[Saved entries]
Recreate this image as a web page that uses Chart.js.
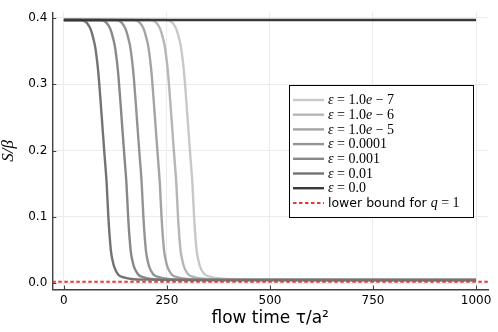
<!DOCTYPE html>
<html>
<head>
<meta charset="utf-8">
<script src="https://cdn.jsdelivr.net/npm/chart.js@4"></script>
<style>
  html, body { margin: 0; padding: 0; background: #ffffff; }
  #wrap { width: 498px; height: 332px; }
</style>
</head>
<body>
<div id="wrap"><canvas id="c" width="498" height="332"></canvas></div>
<script>
// ---- data ----
const xTickValues = [0, 250, 500, 750, 1000];
const xTickLabels = ['0', '250', '500', '750', '1000'];
const yTickValues = [0.0, 0.1, 0.2, 0.3, 0.4];
const yTickLabels = ['0.0', '0.1', '0.2', '0.3', '0.4'];

const epsLabels = ['1.0e − 7', '1.0e − 6', '1.0e − 5', '0.0001', '0.001', '0.01', '0.0'];
const epsColors = ['#c8c8c8', '#b6b6b6', '#a4a4a4', '#949494', '#888888', '#737373', '#383838'];

const tau_1e7 = [0, 246, 256, 264, 273, 279, 283.5, 289, 293, 299, 306, 312, 316, 322, 326, 330, 340, 356, 372, 406, 510, 1000];
const S_1e7   = [0.3966, 0.3966, 0.3955, 0.392, 0.3826, 0.370, 0.358, 0.333, 0.308, 0.2585, 0.199, 0.149, 0.100, 0.050, 0.036, 0.026, 0.0145, 0.0098, 0.0077, 0.0062, 0.0054, 0.005];

const tau_1e6 = [0, 207, 217, 225, 234, 240, 244.5, 250, 254, 260, 267, 273, 277, 283, 287, 291, 301, 317, 333, 367, 470, 1000];
const S_1e6   = [0.3966, 0.3966, 0.3955, 0.392, 0.3826, 0.370, 0.358, 0.333, 0.308, 0.2585, 0.199, 0.149, 0.100, 0.050, 0.036, 0.026, 0.014, 0.0093, 0.0073, 0.006, 0.0053, 0.005];

const tau_1e5 = [0, 167, 177, 185, 194, 200, 204.5, 210, 214, 220, 227, 233, 237, 243, 247, 251, 261, 277, 293, 327, 430, 1000];
const S_1e5   = [0.3966, 0.3966, 0.3955, 0.392, 0.3826, 0.370, 0.358, 0.333, 0.308, 0.2585, 0.199, 0.149, 0.100, 0.050, 0.0355, 0.0255, 0.0138, 0.009, 0.007, 0.0058, 0.0052, 0.005];

const tau_1e4 = [0, 123, 133, 141, 150, 156, 160.5, 166, 170, 176, 183, 189, 193, 199, 203, 207, 217, 233, 249, 283, 390, 1000];
const S_1e4   = [0.3966, 0.3966, 0.3955, 0.392, 0.3826, 0.370, 0.358, 0.333, 0.308, 0.2585, 0.199, 0.149, 0.100, 0.050, 0.035, 0.025, 0.0135, 0.0088, 0.0068, 0.0057, 0.0051, 0.005];

const tau_1e3 = [0, 86, 96, 104, 113, 119, 123.5, 129, 133, 139, 146, 152, 156, 162, 166, 170, 180, 196, 212, 246, 350, 1000];
const S_1e3   = [0.3966, 0.3966, 0.3955, 0.392, 0.3826, 0.370, 0.358, 0.333, 0.308, 0.2585, 0.199, 0.149, 0.100, 0.050, 0.035, 0.025, 0.0135, 0.0087, 0.0067, 0.0056, 0.0051, 0.005];

const tau_1e2 = [0, 38, 48, 56, 65, 71, 75.5, 81, 85, 91, 98, 104, 108, 114, 118, 122, 132, 148, 164, 198, 300, 1000];
const S_1e2   = [0.3966, 0.3966, 0.3955, 0.392, 0.3826, 0.370, 0.358, 0.333, 0.308, 0.2585, 0.199, 0.149, 0.100, 0.050, 0.035, 0.025, 0.013, 0.0085, 0.0065, 0.0055, 0.0051, 0.005];

const tau_0 = [0, 1000];
const S_0   = [0.3966, 0.3966];

const lowerBoundLabel = 'lower bound for q = 1';
const lowerBoundValue = 0.0022;
const lowerBoundColor = '#e8383d';

const xLimits = [-28, 1029];
const yLimits = [-0.0093, 0.4083];

// ---- build datasets ----
const tauSeries = [tau_1e7, tau_1e6, tau_1e5, tau_1e4, tau_1e3, tau_1e2, tau_0];
const SSeries   = [S_1e7, S_1e6, S_1e5, S_1e4, S_1e3, S_1e2, S_0];
const toPoints = (xs, ys) => xs.map((x, i) => ({ x: x, y: ys[i] }));

const datasets = epsLabels.map((lab, i) => ({
  label: 'ε = ' + lab,
  data: toPoints(tauSeries[i], SSeries[i]),
  borderColor: epsColors[i],
  backgroundColor: epsColors[i],
  borderWidth: i === epsLabels.length - 1 ? 2.4 : 2.4,
  pointRadius: 0,
  fill: false,
  cubicInterpolationMode: 'monotone'
}));
datasets.push({
  label: lowerBoundLabel,
  data: toPoints(xLimits, [lowerBoundValue, lowerBoundValue]),
  borderColor: lowerBoundColor,
  backgroundColor: lowerBoundColor,
  borderWidth: 2,
  borderDash: [3.5, 2.5],
  pointRadius: 0,
  fill: false
});
datasets.forEach((d, i) => { d.order = datasets.length - 1 - i; });

// ---- plugins ----
const innerTicks = {
  id: 'innerTicks',
  afterDraw(chart) {
    const ctx = chart.ctx, xs = chart.scales.x, ys = chart.scales.y, a = chart.chartArea;
    ctx.save();
    ctx.strokeStyle = '#404040';
    ctx.lineWidth = 1;
    ctx.beginPath();
    xTickValues.forEach(v => {
      const px = Math.round(xs.getPixelForValue(v)) + 0.5;
      ctx.moveTo(px, a.bottom); ctx.lineTo(px, a.bottom - 4);
    });
    yTickValues.forEach(v => {
      const py = Math.round(ys.getPixelForValue(v)) + 0.5;
      ctx.moveTo(a.left, py); ctx.lineTo(a.left + 4, py);
    });
    ctx.stroke();
    ctx.restore();
  }
};

function drawRuns(ctx, runs, x, y) {
  let cx = x;
  runs.forEach(r => {
    ctx.font = r[1];
    ctx.fillText(r[0], cx, y);
    cx += ctx.measureText(r[0]).width;
  });
}

const customLegend = {
  id: 'customLegend',
  afterDraw(chart) {
    const ctx = chart.ctx;
    const bx = 289.5, by = 85.5, bw = 184, bh = 132;
    ctx.save();
    ctx.fillStyle = '#ffffff';
    ctx.fillRect(bx, by, bw, bh);
    ctx.strokeStyle = '#000000';
    ctx.lineWidth = 1;
    ctx.strokeRect(bx, by, bw, bh);
    const serif = '14px "Liberation Serif"';
    const serifIt = 'italic 14px "Liberation Serif"';
    const sans = '12.5px "DejaVu Sans"';
    const rowY0 = 100, rowDy = 14.7;
    ctx.textBaseline = 'middle';
    ctx.textAlign = 'left';
    chart.data.datasets.forEach((d, i) => {
      const y = rowY0 + i * rowDy;
      ctx.beginPath();
      ctx.strokeStyle = d.borderColor;
      ctx.lineWidth = d.borderWidth;
      ctx.setLineDash(d.borderDash || []);
      ctx.moveTo(293, y); ctx.lineTo(324, y);
      ctx.stroke();
      ctx.setLineDash([]);
      ctx.fillStyle = '#000000';
      let runs;
      if (i < epsLabels.length) {
        runs = [['ε', serifIt], [' = ', serif]];
        const parts = epsLabels[i].split('e');
        parts.forEach((p, k) => {
          if (k > 0) runs.push(['e', serifIt]);
          runs.push([p, serif]);
        });
      } else {
        const m = lowerBoundLabel.split('q');
        runs = [[m[0], sans], ['q', serifIt], [m[1], serif]];
      }
      drawRuns(ctx, runs, 328, y + 0.5);
    });
    ctx.restore();
  }
};

new Chart(document.getElementById('c'), {
  type: 'line',
  data: { datasets: datasets },
  options: {
    responsive: false,
    animation: false,
    layout: { padding: { top: 9.4, right: 10, left: 0, bottom: 0 } },
    plugins: {
      legend: { display: false },
      tooltip: { enabled: false }
    },
    scales: {
      x: {
        type: 'linear',
        min: xLimits[0],
        max: xLimits[1],
        afterBuildTicks: s => { s.ticks = xTickValues.map(v => ({ value: v })); },
        afterFit: s => { s.height = 42.5; },
        ticks: {
          callback: (v) => xTickLabels[xTickValues.indexOf(v)],
          font: { family: 'DejaVu Sans', size: 12 },
          color: '#000000',
          padding: 4.5,
          maxRotation: 0,
          autoSkip: false
        },
        grid: { color: '#ebebeb', lineWidth: 1, drawTicks: false },
        border: { color: '#404040', width: 1.4 },
        title: {
          display: true,
          text: 'flow time τ/a²',
          font: { family: 'DejaVu Sans', size: 17, lineHeight: 1.2 },
          color: '#000000',
          padding: { top: 0, bottom: 3 }
        }
      },
      y: {
        type: 'linear',
        min: yLimits[0],
        max: yLimits[1],
        afterBuildTicks: s => { s.ticks = yTickValues.map(v => ({ value: v })); },
        afterFit: s => { s.width = 52.3; },
        ticks: {
          callback: (v) => yTickLabels[yTickValues.findIndex(t => Math.abs(t - v) < 1e-9)],
          font: { family: 'DejaVu Sans', size: 12 },
          color: '#000000',
          padding: 5,
          autoSkip: false
        },
        grid: { color: '#ebebeb', lineWidth: 1, drawTicks: false },
        border: { color: '#404040', width: 1.4 },
        title: {
          display: true,
          text: 'S/β',
          font: { family: 'Liberation Serif', size: 17, style: 'italic', lineHeight: 1 },
          color: '#000000',
          padding: { top: 0, bottom: 0 }
        }
      }
    }
  },
  plugins: [innerTicks, customLegend]
});
</script>
</body>
</html>
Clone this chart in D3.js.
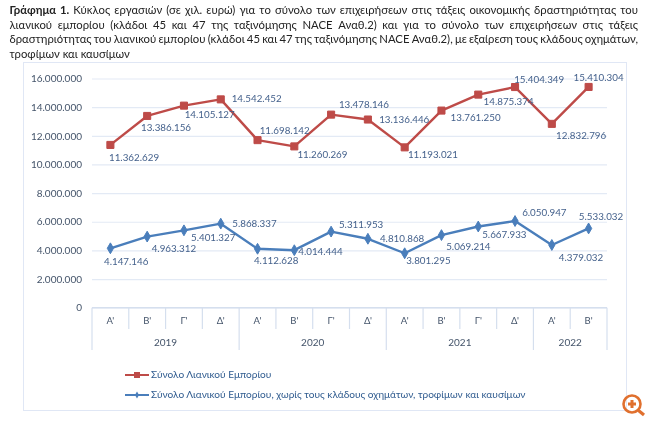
<!DOCTYPE html>
<html><head><meta charset="utf-8">
<script src="https://cdn.jsdelivr.net/npm/d3@7"></script>
<style>html,body{margin:0;background:#fff}svg{display:block;filter:blur(.45px)}text{font-family:Lato,"Noto Sans",sans-serif}</style>
</head><body><svg id="c" width="650" height="422"></svg>
<script>
const quarters=["Α'","Β'","Γ'","Δ'","Α'","Β'","Γ'","Δ'","Α'","Β'","Γ'","Δ'","Α'","Β'"];
const years=[["2019",4],["2020",4],["2021",4],["2022",2]];
const retailName="Σύνολο Λιανικού Εμπορίου";
const exclName="Σύνολο Λιανικού Εμπορίου, χωρίς τους κλάδους οχημάτων, τροφίμων και καυσίμων";
const retail=[11362629,13386156,14105127,14542452,11698142,11260269,13478146,13136446,11193021,13761250,14875374,15404349,12832796,15410304];
const excl=[4147146,4963312,5401327,5868337,4112628,4014444,5311953,4810868,3801295,5069214,5667933,6050947,4379032,5533032];
const yTicks=[0,2e6,4e6,6e6,8e6,10e6,12e6,14e6,16e6];
const titleBold="Γράφημα 1.";
const titleLines=[" Κύκλος εργασιών (σε χιλ. ευρώ) για το σύνολο των επιχειρήσεων στις τάξεις οικονομικής δραστηριότητας του",
"λιανικού εμπορίου (κλάδοι 45 και 47 της ταξινόμησης NACE Αναθ.2) και για το σύνολο των επιχειρήσεων στις τάξεις",
"δραστηριότητας του λιανικού εμπορίου (κλάδοι 45 και 47 της ταξινόμησης NACE Αναθ.2), με εξαίρεση τους κλάδους οχημάτων,",
"τροφίμων και καυσίμων"];
const retailLabelOffset=[[-1.4,14],[-6.2,12.8],[.7,10.1],[10.9,.6],[2.1,-9.1],[3.1,9.6],[7.8,-8.9],[11.3,.8],[3.2,8.6],[9.1,8.1],[5.3,8.1],[-.9,-7],[4.3,12.4],[-15.1,-8.7]];
const exclLabelOffset=[[-6.4,14],[4.5,12.7],[7,8],[11.5,1.1],[-3.6,12.5],[3.9,2.1],[7.8,-5.6],[12,.5],[1.5,8.1],[4.7,12.2],[3.9,9.2],[7.1,-8],[7,13.3],[-9.8,-11.1]];

const RED="#be4b48",BLUE="#4a7ebb",GRID="#e3eaf5",AX="#d5dfee",TXT="#44546a",LBL="#44618c",LEG="#2f5b8f";
const fmt=v=>d3.format(",")(v).replace(/,/g,".");
const svg=d3.select("#c");
const x=d3.scaleBand().domain(d3.range(quarters.length)).range([92,607]);
const y=d3.scaleLinear().domain([0,16e6]).range([307.7,78.5]);
const cx=i=>x(i)+x.bandwidth()/2;

// title
titleLines.forEach((t,i)=>{
  const el=svg.append("text").attr("x",9.5).attr("y",14+i*14.6).attr("font-size",11.3).attr("fill","#222");
  if(i===0) el.append("tspan").attr("font-weight",700).text(titleBold);
  el.append("tspan").attr("xml:space","preserve").text(t);
  if(i<3){
    const len=el.node().getComputedTextLength();
    const spaces=((i===0?titleBold:"")+t).split(" ").length-1;
    el.style("word-spacing",((638-9.5-len)/spaces)+"px");
  }
});

// frame
svg.append("rect").attr("x",23.5).attr("y",62.5).attr("width",603).attr("height",348).attr("fill","none").attr("stroke","#e0e7f5");

// grid and y axis
const yAxis=d3.axisLeft(y).tickValues(yTicks).tickFormat(fmt).tickSize(-(607-92)).tickPadding(10);
const gy=svg.append("g").attr("transform","translate(92,0)").call(yAxis);
gy.select(".domain").remove();
gy.selectAll("line").attr("stroke",GRID).attr("stroke-width",1.2);
gy.selectAll("text").attr("font-size",10).attr("fill",TXT);

// category axis
const gx=svg.append("g");
gx.append("line").attr("x1",92).attr("x2",607).attr("y1",y(0)).attr("y2",y(0)).attr("stroke",AX).attr("stroke-width",1.2);
d3.range(quarters.length+1).forEach(i=>{
  const px=i<quarters.length?x(i):607;
  const isYear=d3.cumsum(years,d=>d[1]).includes(i)||i===0;
  gx.append("line").attr("x1",px).attr("x2",px).attr("y1",y(0)).attr("y2",isYear?350:329).attr("stroke",AX).attr("stroke-width",1.2);
});
gx.selectAll("text.q").data(quarters).join("text").attr("class","q").attr("x",(d,i)=>cx(i)).attr("y",322)
  .attr("text-anchor","middle").attr("dominant-baseline","middle").attr("font-size",9.5).attr("fill",TXT).text(d=>d);
let acc=0;
years.forEach(([yr,n])=>{
  gx.append("text").attr("x",x(acc)+x.bandwidth()*n/2).attr("y",343).attr("text-anchor","middle").attr("dominant-baseline","middle")
    .attr("font-size",10).attr("fill",TXT).text(yr);
  acc+=n;
});

// series
const line=d3.line().x((d,i)=>cx(i)).y(d=>y(d));
function drawSeries(vals,off,color,sym,size){
  svg.append("path").attr("d",line(vals)).attr("fill","none").attr("stroke",color).attr("stroke-width",2.4).attr("stroke-linejoin","round");
  const g=svg.append("g");
  g.selectAll("path").data(vals).join("path").attr("d",d3.symbol(sym,size)())
    .attr("transform",(d,i)=>`translate(${cx(i)},${y(d)})`).attr("fill",color).attr("stroke",color);
  g.selectAll("text").data(vals).join("text").attr("x",(d,i)=>cx(i)+off[i][0]).attr("y",(d,i)=>y(d)+off[i][1])
    .attr("dominant-baseline","middle").attr("font-size",9.8).attr("fill",LBL).text(fmt);
}
drawSeries(retail,retailLabelOffset,RED,d3.symbolSquare,50);
drawSeries(excl,exclLabelOffset,BLUE,d3.symbolDiamond,34);

// legend
[[retailName,RED,d3.symbolSquare,36,375],[exclName,BLUE,d3.symbolDiamond,14,395]].forEach(([name,c,s,sz,ly])=>{
  svg.append("line").attr("x1",125).attr("x2",149).attr("y1",ly).attr("y2",ly).attr("stroke",c).attr("stroke-width",2);
  svg.append("path").attr("d",d3.symbol(s,sz)()).attr("transform",`translate(137,${ly})`).attr("fill",c);
  svg.append("text").attr("x",151).attr("y",ly).attr("dominant-baseline","middle").attr("font-size",10.1).attr("fill",LEG).text(name);
});

// magnifier badge of the source page
const m=svg.append("g").attr("transform","translate(632,404)").attr("fill","none").attr("stroke","#e0702e").attr("stroke-width",2.6);
m.append("circle").attr("r",8.5);
m.append("line").attr("x1",6.5).attr("y1",6.5).attr("x2",12).attr("y2",11).attr("stroke-width",3.2);
m.append("path").attr("d","M-4 0H4M0 -4V4").attr("stroke-width",3);
</script></body></html>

■ **SHORT TASK**
Word for word, restate the lines beginning with the one that has "Clone this chart in D3.js." and ending with the one that has "const cx=i=>x(i)+x.bandwidth()/2;". Keep both ends and skip any pictures.

■ **COMPLETED EXERCISE**
Clone this chart in D3.js.
<!DOCTYPE html>
<html><head><meta charset="utf-8">
<script src="https://cdn.jsdelivr.net/npm/d3@7"></script>
<style>html,body{margin:0;background:#fff}svg{display:block;filter:blur(.45px)}text{font-family:Lato,"Noto Sans",sans-serif}</style>
</head><body><svg id="c" width="650" height="422"></svg>
<script>
const quarters=["Α'","Β'","Γ'","Δ'","Α'","Β'","Γ'","Δ'","Α'","Β'","Γ'","Δ'","Α'","Β'"];
const years=[["2019",4],["2020",4],["2021",4],["2022",2]];
const retailName="Σύνολο Λιανικού Εμπορίου";
const exclName="Σύνολο Λιανικού Εμπορίου, χωρίς τους κλάδους οχημάτων, τροφίμων και καυσίμων";
const retail=[11362629,13386156,14105127,14542452,11698142,11260269,13478146,13136446,11193021,13761250,14875374,15404349,12832796,15410304];
const excl=[4147146,4963312,5401327,5868337,4112628,4014444,5311953,4810868,3801295,5069214,5667933,6050947,4379032,5533032];
const yTicks=[0,2e6,4e6,6e6,8e6,10e6,12e6,14e6,16e6];
const titleBold="Γράφημα 1.";
const titleLines=[" Κύκλος εργασιών (σε χιλ. ευρώ) για το σύνολο των επιχειρήσεων στις τάξεις οικονομικής δραστηριότητας του",
"λιανικού εμπορίου (κλάδοι 45 και 47 της ταξινόμησης NACE Αναθ.2) και για το σύνολο των επιχειρήσεων στις τάξεις",
"δραστηριότητας του λιανικού εμπορίου (κλάδοι 45 και 47 της ταξινόμησης NACE Αναθ.2), με εξαίρεση τους κλάδους οχημάτων,",
"τροφίμων και καυσίμων"];
const retailLabelOffset=[[-1.4,14],[-6.2,12.8],[.7,10.1],[10.9,.6],[2.1,-9.1],[3.1,9.6],[7.8,-8.9],[11.3,.8],[3.2,8.6],[9.1,8.1],[5.3,8.1],[-.9,-7],[4.3,12.4],[-15.1,-8.7]];
const exclLabelOffset=[[-6.4,14],[4.5,12.7],[7,8],[11.5,1.1],[-3.6,12.5],[3.9,2.1],[7.8,-5.6],[12,.5],[1.5,8.1],[4.7,12.2],[3.9,9.2],[7.1,-8],[7,13.3],[-9.8,-11.1]];

const RED="#be4b48",BLUE="#4a7ebb",GRID="#e3eaf5",AX="#d5dfee",TXT="#44546a",LBL="#44618c",LEG="#2f5b8f";
const fmt=v=>d3.format(",")(v).replace(/,/g,".");
const svg=d3.select("#c");
const x=d3.scaleBand().domain(d3.range(quarters.length)).range([92,607]);
const y=d3.scaleLinear().domain([0,16e6]).range([307.7,78.5]);
const cx=i=>x(i)+x.bandwidth()/2;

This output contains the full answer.